Urusan seragam bisa menjadi rumit. Serumit pintalan kusut benang jahit. Dari dulu saya memang agak tidak semangat dengan urusan seragam. Bahkan waktu SMP, hampir setiap senin saya langganan dipercaya menerima hukuman dari Guru BP (coba tebak apa kepanjangan BP?). Dari mulai tak memakai topi, tanpa mengenakan kaos kaki, hingga warna ikat pinggang yang coklat, bukan hitam. Tak pelak, lapangan bola depan sekolah menjadi latihan rutin lari sehabis upacara. Sampai-sampai ketika menjadi komandan pleton saat upacara pun dipanggil ke tengah lapangan untuk menerima sangsi L



Ketika SMA tak jauh beda. Hanya saja saya mulai insaf dan tak menyalahi seragam lagi. Ssst... tetangga samping rumah ngajar di sana soalnya. Dan kadang nebeng kalau pas berangkat, jadi kalau mau mbeling agak... mikir... (dengan ekspresi cak lemper makan tongsis). Pas melanjutkan sekolah ke jenjang lebih tinggi (tepatnya lebih jauh). Kebiasaan kembali kumat, kali ini agak ekstrem, memakai sendal! Bayangkan, bukankah ini tidak menghargai dosen, diri sendiri dan ilmu? He he, tapi setahu saya dulu orang pinter malah gak pake sendal cari ilmunya, mereka duduk sorogan di dalam masjid atau madrasah tanpa alas kaki. Tapi baca, mereka malah lebih pinter dan ‘alim.

Beberapa dosen yang mewajibkan muridnya bersepatu kadang menerapkan sangsi tegas, memakai sendal berarti siap keluar.

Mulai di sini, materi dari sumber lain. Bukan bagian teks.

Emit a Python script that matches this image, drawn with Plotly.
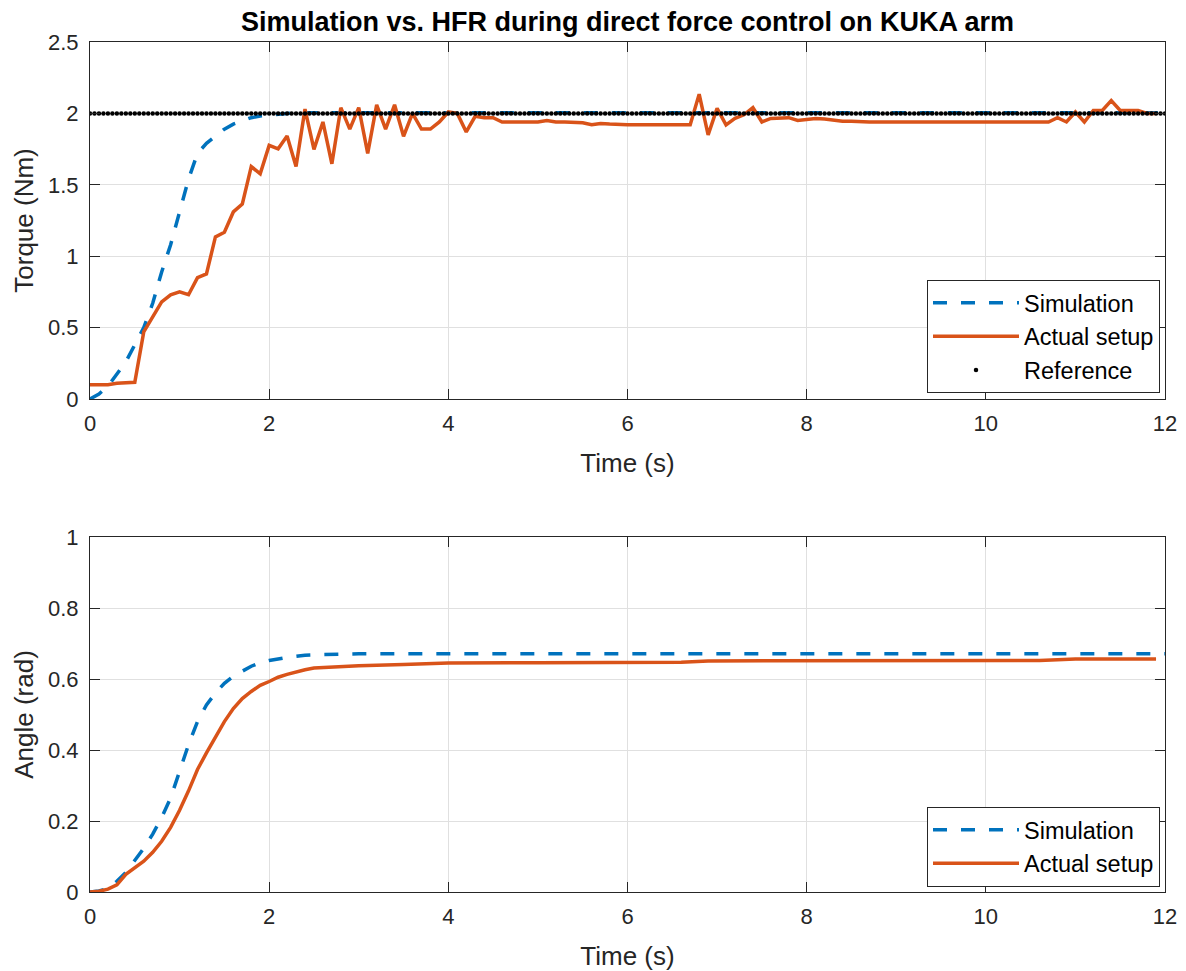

Untuk dosen tipe begini, saya ngalahi duduk agak belakang, biar gak ketahuan J Dan meski bersendal, toh saya tetep bisa lulus, meski bukan assabiqunal awwalun tapi tidak juga masuk assabiqunal akhirun apalagi assabiqunal DO un.

Cerita berlanjut ketika saya mengajar di beberapa sekolah, sebagai pejuang tanpa tanda jasa dalam arti sebenarnya. Arti sebenarnya yaitu, ngajar dengan bayaran honor seadanya. Masih suka dengan kebiasaan tanpa seragam, hanya saja karena kasihan kepada saya, maka Pak/Bu Kepala tidak menegur. Mungkin mereka paham, stok baju terbatas dan HR tak cukup untuk beli seragam.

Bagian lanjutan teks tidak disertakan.